Permits are now available for Christmas tree-seekers for $10 at U.S. Forest Service offices in Colorado and Wyoming. Each permit allows for the cutting of one tree on National Forest system lands.

“It’s kind of a tradition here,” said David Watke, visitor information specialist for the Routt National Forest office in Steamboat Springs. “About 2,000 permits were sold last year for trees in the Routt National Forest.”

In Steamboat, permits may be purchased at the Forest Service office on Weiss Drive, while in Yampa, permits are available at the Forest Service office on Roselawn Street.

“Some areas of the forest are closed to tree cutting or may be difficult to access, so please contact the local Forest Service office for specific site information,” reminded Diann Ritschard, spokeswoman for the Forest Service.

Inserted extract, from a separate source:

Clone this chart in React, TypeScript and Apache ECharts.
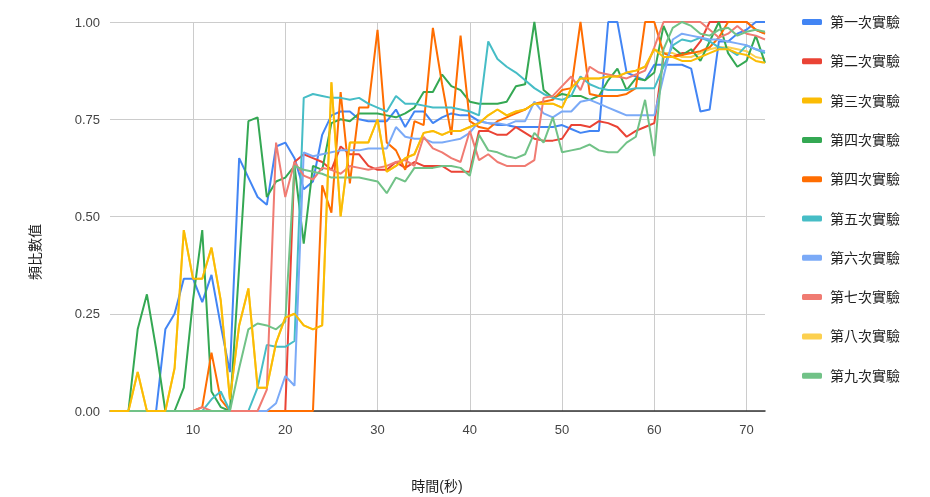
import React, { useEffect, useRef } from "react";
import * as echarts from "echarts";

const FONT = "Arial, 'Liberation Sans', 'Noto Sans CJK TC', sans-serif";

const seconds = Array.from({ length: 72 }, (_, i) => i + 1);
const xTickValues = [10, 20, 30, 40, 50, 60, 70];

const seriesKeys = ["s1", "s2", "s3", "s4", "s5", "s6", "s7", "s8", "s9", "s10"];
const legendLabels = [
  "第一次實驗",
  "第二次實驗",
  "第三次實驗",
  "第四次實驗",
  "第四次實驗",
  "第五次實驗",
  "第六次實驗",
  "第七次實驗",
  "第八次實驗",
  "第九次實驗",
];
const colors = [
  "#4285F4",
  "#EA4335",
  "#FBBC04",
  "#34A853",
  "#FF6D01",
  "#46BDC6",
  "#7BAAF7",
  "#F07B72",
  "#FCD04F",
  "#71C287",
];

const run1 = [
  0, 0, 0, 0, 0, 0, 0.21, 0.25, 0.34, 0.34,
  0.28, 0.35, 0.22, 0.1, 0.65, 0.6, 0.55, 0.53, 0.68, 0.69,
  0.65, 0.57, 0.59, 0.71, 0.76, 0.77, 0.77, 0.75, 0.745, 0.745,
  0.745, 0.775, 0.73, 0.77, 0.77, 0.74, 0.755, 0.765, 0.76, 0.76,
  0.745, 0.74, 0.735, 0.735, 0.73, 0.73, 0.73, 0.73, 0.73, 0.735,
  0.725, 0.715, 0.72, 0.72, 1.0, 1.0, 0.87, 0.86, 0.85, 0.89,
  0.89, 0.89, 0.89, 0.88, 0.77, 0.775, 0.95, 0.95, 0.97, 0.98,
  1.0, 1.0,
];
const run2 = [
  0, 0, 0, 0, 0, 0, 0, 0, 0, 0,
  0, 0, 0, 0, 0, 0, 0, 0, 0, 0,
  0.64, 0.66, 0.65, 0.64, 0.62, 0.68, 0.66, 0.66, 0.63, 0.62,
  0.62, 0.64, 0.625, 0.64, 0.63, 0.63, 0.63, 0.615, 0.615, 0.615,
  0.72, 0.72, 0.71, 0.71, 0.73, 0.715, 0.7, 0.695, 0.695, 0.7,
  0.735, 0.735, 0.73, 0.745, 0.74, 0.73, 0.705, 0.72, 0.73, 0.74,
  0.91, 0.91, 0.92, 0.92, 0.95, 1.0, 1.0, 1.0, 1.0, 1.0,
  0.98, 0.97,
];
const run3 = [
  0, 0, 0, 0.1, 0, 0, 0, 0.11, 0.465, 0.34,
  0.34, 0.42, 0.285, 0.03, 0.22, 0.315, 0.06, 0.06, 0.175, 0.24,
  0.25, 0.22, 0.21, 0.22, 0.845, 0.5, 0.69, 0.69, 0.69, 0.75,
  0.615, 0.63, 0.65, 0.66, 0.715, 0.72, 0.71, 0.72, 0.72, 0.73,
  0.74, 0.76, 0.775, 0.76, 0.77, 0.775, 0.79, 0.79, 0.79, 0.78,
  0.83, 0.855, 0.855, 0.855, 0.86, 0.86, 0.87, 0.875, 0.885, 0.93,
  0.91, 0.91, 0.9, 0.9, 0.91, 0.92, 0.93, 0.93, 0.92, 0.915,
  0.9, 0.895,
];
const run4a = [
  0, 0, 0, 0.21, 0.3, 0.16, 0, 0, 0.06, 0.285,
  0.465, 0.05, 0.01, 0, 0.37, 0.745, 0.755, 0.55, 0.59, 0.6,
  0.63, 0.43, 0.63, 0.62, 0.74, 0.75, 0.745, 0.765, 0.765, 0.765,
  0.76, 0.755, 0.765, 0.78, 0.82, 0.82, 0.865, 0.835, 0.825, 0.795,
  0.79, 0.79, 0.79, 0.795, 0.835, 0.84, 1.0, 0.825, 0.805, 0.815,
  0.81, 0.81, 0.8, 0.81, 0.85, 0.88, 0.825, 0.855, 0.85, 0.87,
  0.99, 0.935, 0.915, 0.93, 0.9, 0.95, 1.0, 0.92, 0.885, 0.9,
  0.965, 0.895,
];
const run4b = [
  0, 0, 0, 0, 0, 0, 0, 0, 0, 0,
  0.01, 0.15, 0.03, 0, 0, 0, 0, 0, 0, 0,
  0, 0, 0, 0.58, 0.51, 0.82, 0.585, 0.78, 0.78, 0.98,
  0.69, 0.67, 0.62, 0.745, 0.735, 0.985, 0.84, 0.71, 0.965, 0.745,
  0.73, 0.725, 0.745, 0.755, 0.765, 0.775, 0.79, 0.795, 0.8, 0.825,
  0.83, 1.0, 0.815, 0.81, 0.81, 0.81, 0.815, 0.83, 1.0, 1.0,
  0.92, 0.91, 0.915, 0.92, 0.925, 0.935, 0.96, 1.0, 1.0, 1.0,
  0.98, 0.97,
];
const run5 = [
  0, 0, 0, 0, 0, 0, 0, 0, 0, 0,
  0, 0.03, 0.05, 0, 0, 0, 0.06, 0.17, 0.165, 0.165,
  0.18, 0.805, 0.815, 0.81, 0.805, 0.805, 0.8, 0.805, 0.79, 0.78,
  0.77, 0.81, 0.79, 0.79, 0.785, 0.78, 0.78, 0.78, 0.775, 0.77,
  0.76, 0.95, 0.905, 0.885, 0.87, 0.85, 0.83, 0.815, 0.805, 0.8,
  0.81, 0.86, 0.84, 0.83, 0.825, 0.825, 0.825, 0.83, 0.83, 0.83,
  0.885, 0.94, 0.955, 0.95, 0.96, 0.95, 0.935, 0.93, 0.915, 0.94,
  0.93, 0.92,
];
const run6 = [
  0, 0, 0, 0, 0, 0, 0, 0, 0, 0,
  0, 0, 0, 0, 0, 0, 0, 0, 0.02, 0.09,
  0.065, 0.665, 0.655, 0.66, 0.665, 0.67, 0.67, 0.67, 0.675, 0.675,
  0.675, 0.73, 0.705, 0.7, 0.7, 0.69, 0.69, 0.695, 0.7, 0.715,
  0.745, 0.74, 0.74, 0.735, 0.745, 0.745, 0.795, 0.765, 0.755, 0.77,
  0.77, 0.795, 0.8, 0.79, 0.78, 0.77, 0.76, 0.76, 0.76, 0.76,
  0.86, 0.955, 0.97, 0.965, 0.96, 0.955, 0.955, 0.95, 0.945, 0.94,
  0.93, 0.925,
];
const run7 = [
  0, 0, 0, 0, 0, 0, 0, 0, 0, 0,
  0.01, 0, 0, 0, 0, 0, 0, 0.055, 0.69, 0.55,
  0.64, 0.605, 0.595, 0.625, 0.62, 0.61, 0.63, 0.625, 0.62, 0.625,
  0.63, 0.64, 0.645, 0.63, 0.705, 0.675, 0.665, 0.65, 0.64, 0.72,
  0.645, 0.66, 0.64, 0.63, 0.63, 0.63, 0.645, 0.805, 0.81, 0.835,
  0.86, 0.825, 0.885, 0.87, 0.865, 0.86, 0.855, 0.865, 0.875, 0.935,
  1.0, 1.0, 1.0, 1.0, 1.0, 0.98, 0.96, 0.97, 0.99, 0.97,
  0.965, 0.955,
];
const run8 = [
  0, 0, 0, 0.1, 0, 0, 0, 0.11, 0.465, 0.34,
  0.34, 0.42, 0.285, 0.03, 0.22, 0.315, 0.06, 0.06, 0.175, 0.24,
  0.25, 0.22, 0.21, 0.22, 0.845, 0.5, 0.69, 0.69, 0.69, 0.75,
  0.615, 0.63, 0.65, 0.66, 0.715, 0.72, 0.71, 0.72, 0.72, 0.73,
  0.74, 0.76, 0.775, 0.76, 0.77, 0.775, 0.79, 0.79, 0.79, 0.78,
  0.83, 0.855, 0.855, 0.855, 0.86, 0.86, 0.87, 0.875, 0.885, 0.93,
  0.92, 0.92, 0.91, 0.91, 0.92, 0.93, 0.935, 0.935, 0.93, 0.925,
  0.91, 0.905,
];
const run9 = [
  0, 0, 0, 0, 0, 0, 0, 0, 0, 0,
  0, 0, 0, 0, 0.11, 0.21, 0.225, 0.22, 0.21, 0.23,
  0.63, 0.62, 0.615, 0.61, 0.6, 0.6, 0.6, 0.6, 0.595, 0.59,
  0.56, 0.6, 0.59, 0.625, 0.625, 0.625, 0.63, 0.63, 0.625, 0.605,
  0.71, 0.67, 0.665, 0.655, 0.65, 0.66, 0.715, 0.69, 0.755, 0.665,
  0.67, 0.675, 0.685, 0.67, 0.665, 0.665, 0.69, 0.705, 0.8, 0.655,
  0.93, 0.985, 1.0, 0.99, 0.97, 0.965, 0.98, 0.985, 0.965, 0.975,
  0.98, 0.975,
];

const runs = [run1, run2, run3, run4a, run4b, run5, run6, run7, run8, run9];
const zOrder = [2, 2, 3, 2, 2, 2, 2, 2, 1, 2];

export default function App() {
  const ref = useRef<HTMLDivElement>(null);

  useEffect(() => {
    if (!ref.current) return;
    const chart = echarts.init(ref.current, undefined, { renderer: "svg" });
    const labelOf: Record<string, string> = {};
    seriesKeys.forEach((k, i) => (labelOf[k] = legendLabels[i]));

    chart.setOption({
      animation: false,
      textStyle: { fontFamily: FONT },
      grid: { left: 110, right: 165, top: 22, bottom: 86, containLabel: false },
      xAxis: {
        type: "value",
        min: 1,
        max: 72,
        axisLine: { show: true, lineStyle: { color: "#333333", width: 1.5 } },
        axisTick: { show: false, customValues: xTickValues },
        axisLabel: {
          customValues: xTickValues,
          color: "#444444",
          fontSize: 13,
          margin: 12,
          fontFamily: FONT,
        },
        splitLine: { show: true, lineStyle: { color: "#cccccc", width: 1 } },
      },
      yAxis: {
        type: "value",
        min: 0,
        max: 1,
        interval: 0.25,
        axisLine: { show: false },
        axisTick: { show: false },
        axisLabel: {
          formatter: (v: number) => v.toFixed(2),
          color: "#444444",
          fontSize: 13,
          margin: 10,
          fontFamily: FONT,
        },
        splitLine: { show: true, lineStyle: { color: "#cccccc", width: 1 } },
      },
      legend: {
        orient: "vertical",
        left: 797,
        top: 7,
        icon: "roundRect",
        itemWidth: 20,
        itemHeight: 6,
        itemGap: 19.3,
        selectedMode: false,
        data: seriesKeys,
        formatter: (name: string) => labelOf[name],
        textStyle: {
          fontSize: 14,
          color: "#222222",
          lineHeight: 20,
          padding: [0, 0, 0, 3],
          fontFamily: FONT,
        },
      },
      graphic: [
        {
          type: "text",
          x: 437,
          y: 486,
          style: {
            text: "時間(秒)",
            align: "center",
            verticalAlign: "middle",
            fontSize: 14,
            fill: "#222222",
            fontFamily: FONT,
          },
        },
        {
          type: "text",
          x: 35,
          y: 252,
          rotation: Math.PI / 2,
          style: {
            text: "頻比數值",
            align: "center",
            verticalAlign: "middle",
            fontSize: 14,
            fill: "#222222",
            fontFamily: FONT,
          },
        },
      ],
      series: seriesKeys.map((key, i) => ({
        name: key,
        type: "line",
        data: runs[i].map((v, j) => [seconds[j], v]),
        symbol: "none",
        showSymbol: false,
        z: zOrder[i],
        lineStyle: { width: 2, color: colors[i] },
        itemStyle: { color: colors[i] },
      })),
    });

    return () => chart.dispose();
  }, []);

  return (
    <div
      ref={ref}
      style={{ position: "fixed", left: 0, top: 0, width: 930, height: 497 }}
    />
  );
}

She added that along the Bear River Corridor – in the Yampa Ranger District – trees within 300 yards of Forest Service Road 900 are off limits to cutting.

“Visitors to the Hahns Peak/Bear’s Ears District are reminded that cutting is prohibited in the Fish Creek Falls area and within the boundaries of the Steamboat Ski Area,” she said. “Also, all wilderness areas are off limits, including the Flat Tops, Mount Zirkel, Rawah, Neota and Never Summer.”

Watke asked tree cutters to not choose trees in open meadows and to help with fire mitigation efforts by selecting trees massed in large clusters.

“Leave the picture-perfect tree standing out there in the forest,” he said. “Choose one growing in a clump and give a chance for the smaller trees to grow and fill out the forest.”

Watke said a few safety precautions should be heeded before jaunting off into the forest with saw or axe in hand.

“Be prepared for what the weather can throw at you,” he said. One popular tree-cutting destination in Routt County is the Rabbit Ears Pass area because of its proximity to Steamboat.

“Dress warm and have a shovel and some winter emergency gear,” Watke said. “You shouldn’t be selecting a tree that poses you any threat.”